WHAT YOU NEED TO DO — Retype exactly the lines from the first one through the line with "plt.rcParams['font.family'] = ['Liberation", including both ends; skip any pictures.
__________
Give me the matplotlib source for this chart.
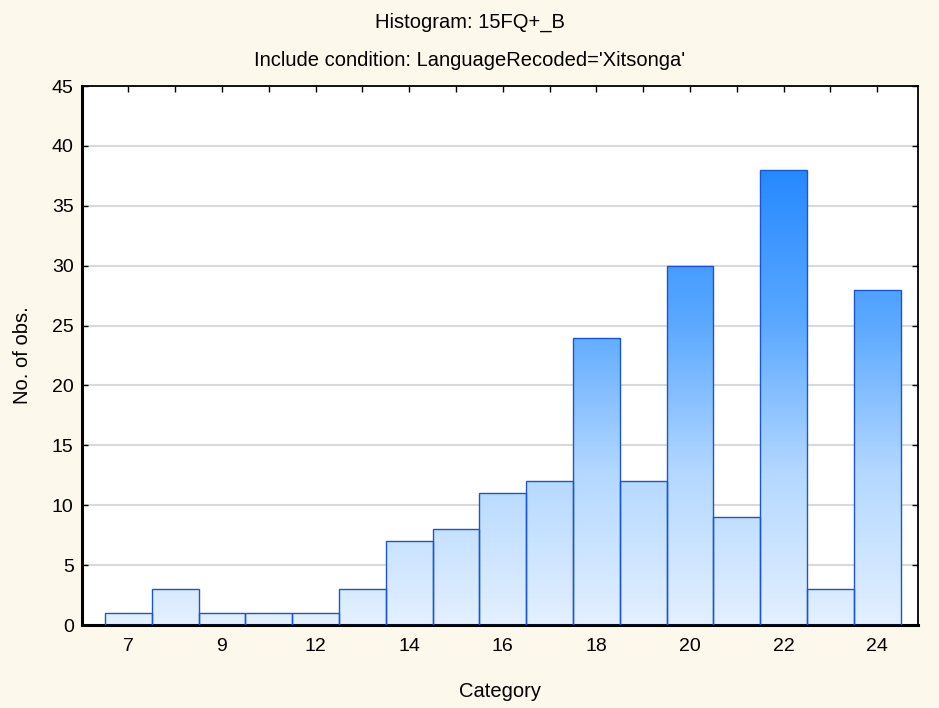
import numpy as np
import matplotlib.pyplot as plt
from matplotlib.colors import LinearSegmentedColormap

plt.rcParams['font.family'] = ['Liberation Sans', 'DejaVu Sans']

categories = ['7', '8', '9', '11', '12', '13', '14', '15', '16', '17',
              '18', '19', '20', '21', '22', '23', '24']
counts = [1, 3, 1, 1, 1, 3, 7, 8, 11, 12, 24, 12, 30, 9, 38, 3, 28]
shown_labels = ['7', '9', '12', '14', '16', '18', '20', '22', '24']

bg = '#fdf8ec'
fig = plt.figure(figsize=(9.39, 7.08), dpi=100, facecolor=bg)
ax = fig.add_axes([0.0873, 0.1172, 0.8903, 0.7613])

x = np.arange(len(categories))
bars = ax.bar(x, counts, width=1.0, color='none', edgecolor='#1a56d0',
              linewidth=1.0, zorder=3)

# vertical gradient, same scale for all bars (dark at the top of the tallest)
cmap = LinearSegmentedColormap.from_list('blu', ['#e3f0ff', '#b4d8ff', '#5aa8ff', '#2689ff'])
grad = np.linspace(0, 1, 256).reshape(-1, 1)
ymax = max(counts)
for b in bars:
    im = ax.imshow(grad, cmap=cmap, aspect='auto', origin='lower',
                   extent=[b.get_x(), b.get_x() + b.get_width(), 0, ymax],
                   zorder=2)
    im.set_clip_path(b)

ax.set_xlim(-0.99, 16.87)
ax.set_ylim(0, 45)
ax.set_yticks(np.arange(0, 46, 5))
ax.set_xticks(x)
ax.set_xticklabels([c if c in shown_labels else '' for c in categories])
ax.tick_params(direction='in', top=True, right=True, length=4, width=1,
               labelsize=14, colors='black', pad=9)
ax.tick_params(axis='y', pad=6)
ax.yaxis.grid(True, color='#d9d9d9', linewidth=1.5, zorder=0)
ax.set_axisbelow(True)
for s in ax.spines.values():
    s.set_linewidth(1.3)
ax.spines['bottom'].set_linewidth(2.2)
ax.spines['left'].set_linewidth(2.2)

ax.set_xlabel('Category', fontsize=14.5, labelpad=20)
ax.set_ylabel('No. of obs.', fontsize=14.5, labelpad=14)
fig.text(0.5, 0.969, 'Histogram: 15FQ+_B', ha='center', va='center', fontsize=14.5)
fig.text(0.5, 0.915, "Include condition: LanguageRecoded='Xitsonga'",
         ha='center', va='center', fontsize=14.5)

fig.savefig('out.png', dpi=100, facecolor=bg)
__________
RESULT FOR THIS TASK —
Give me the matplotlib source for this chart.
import numpy as np
import matplotlib.pyplot as plt
from matplotlib.colors import LinearSegmentedColormap

plt.rcParams['font.family'] = ['Liberation Sans', 'DejaVu Sans']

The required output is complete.